* **Information shown**
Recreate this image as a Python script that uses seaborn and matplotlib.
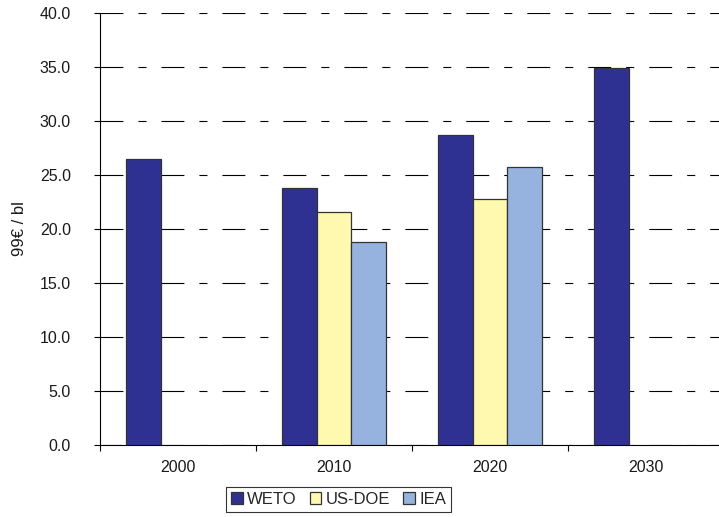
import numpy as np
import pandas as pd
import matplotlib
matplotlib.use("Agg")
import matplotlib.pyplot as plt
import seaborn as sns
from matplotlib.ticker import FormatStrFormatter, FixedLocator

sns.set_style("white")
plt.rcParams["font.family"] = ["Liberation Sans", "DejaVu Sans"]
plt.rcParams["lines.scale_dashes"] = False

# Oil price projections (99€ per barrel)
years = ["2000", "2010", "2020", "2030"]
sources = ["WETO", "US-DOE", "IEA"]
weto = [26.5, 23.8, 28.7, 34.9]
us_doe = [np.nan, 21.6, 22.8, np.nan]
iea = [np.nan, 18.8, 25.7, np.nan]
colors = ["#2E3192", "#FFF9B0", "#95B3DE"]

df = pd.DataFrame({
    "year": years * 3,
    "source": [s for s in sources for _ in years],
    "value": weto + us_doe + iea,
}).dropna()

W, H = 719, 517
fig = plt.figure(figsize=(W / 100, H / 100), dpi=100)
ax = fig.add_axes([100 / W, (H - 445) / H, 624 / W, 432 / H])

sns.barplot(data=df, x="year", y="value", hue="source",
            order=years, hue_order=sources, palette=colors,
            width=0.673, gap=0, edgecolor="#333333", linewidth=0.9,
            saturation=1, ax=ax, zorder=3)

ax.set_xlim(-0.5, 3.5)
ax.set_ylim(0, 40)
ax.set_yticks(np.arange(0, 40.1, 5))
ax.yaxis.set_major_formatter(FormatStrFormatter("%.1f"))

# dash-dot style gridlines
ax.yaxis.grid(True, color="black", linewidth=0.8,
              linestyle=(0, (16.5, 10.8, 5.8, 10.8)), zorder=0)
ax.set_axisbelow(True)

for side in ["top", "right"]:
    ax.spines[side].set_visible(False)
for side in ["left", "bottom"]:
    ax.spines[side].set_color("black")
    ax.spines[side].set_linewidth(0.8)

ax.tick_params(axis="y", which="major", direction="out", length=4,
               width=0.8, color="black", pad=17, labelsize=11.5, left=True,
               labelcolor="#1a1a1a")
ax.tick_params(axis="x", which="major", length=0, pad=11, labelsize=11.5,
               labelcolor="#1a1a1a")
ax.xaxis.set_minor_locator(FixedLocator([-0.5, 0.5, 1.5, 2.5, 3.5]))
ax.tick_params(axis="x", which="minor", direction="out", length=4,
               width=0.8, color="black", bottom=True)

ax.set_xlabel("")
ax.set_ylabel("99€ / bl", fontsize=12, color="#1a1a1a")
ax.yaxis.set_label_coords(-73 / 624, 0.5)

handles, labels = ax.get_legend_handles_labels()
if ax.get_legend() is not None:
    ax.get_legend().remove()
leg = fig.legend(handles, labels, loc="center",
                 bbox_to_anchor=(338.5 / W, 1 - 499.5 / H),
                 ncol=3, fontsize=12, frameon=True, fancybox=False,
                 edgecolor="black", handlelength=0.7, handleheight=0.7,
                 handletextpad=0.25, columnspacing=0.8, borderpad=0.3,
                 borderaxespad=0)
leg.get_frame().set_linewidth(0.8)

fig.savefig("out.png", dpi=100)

* **Prompt**
Return nothing but the lines running from the start of the data to the line with "ax.spines[side].set_linewidth(0.8)", please, both ends included and no pictures.

* **Task result**
Recreate this image as a Python script that uses seaborn and matplotlib.
import numpy as np
import pandas as pd
import matplotlib
matplotlib.use("Agg")
import matplotlib.pyplot as plt
import seaborn as sns
from matplotlib.ticker import FormatStrFormatter, FixedLocator

sns.set_style("white")
plt.rcParams["font.family"] = ["Liberation Sans", "DejaVu Sans"]
plt.rcParams["lines.scale_dashes"] = False

# Oil price projections (99€ per barrel)
years = ["2000", "2010", "2020", "2030"]
sources = ["WETO", "US-DOE", "IEA"]
weto = [26.5, 23.8, 28.7, 34.9]
us_doe = [np.nan, 21.6, 22.8, np.nan]
iea = [np.nan, 18.8, 25.7, np.nan]
colors = ["#2E3192", "#FFF9B0", "#95B3DE"]

df = pd.DataFrame({
    "year": years * 3,
    "source": [s for s in sources for _ in years],
    "value": weto + us_doe + iea,
}).dropna()

W, H = 719, 517
fig = plt.figure(figsize=(W / 100, H / 100), dpi=100)
ax = fig.add_axes([100 / W, (H - 445) / H, 624 / W, 432 / H])

sns.barplot(data=df, x="year", y="value", hue="source",
            order=years, hue_order=sources, palette=colors,
            width=0.673, gap=0, edgecolor="#333333", linewidth=0.9,
            saturation=1, ax=ax, zorder=3)

ax.set_xlim(-0.5, 3.5)
ax.set_ylim(0, 40)
ax.set_yticks(np.arange(0, 40.1, 5))
ax.yaxis.set_major_formatter(FormatStrFormatter("%.1f"))

# dash-dot style gridlines
ax.yaxis.grid(True, color="black", linewidth=0.8,
              linestyle=(0, (16.5, 10.8, 5.8, 10.8)), zorder=0)
ax.set_axisbelow(True)

for side in ["top", "right"]:
    ax.spines[side].set_visible(False)
for side in ["left", "bottom"]:
    ax.spines[side].set_color("black")
    ax.spines[side].set_linewidth(0.8)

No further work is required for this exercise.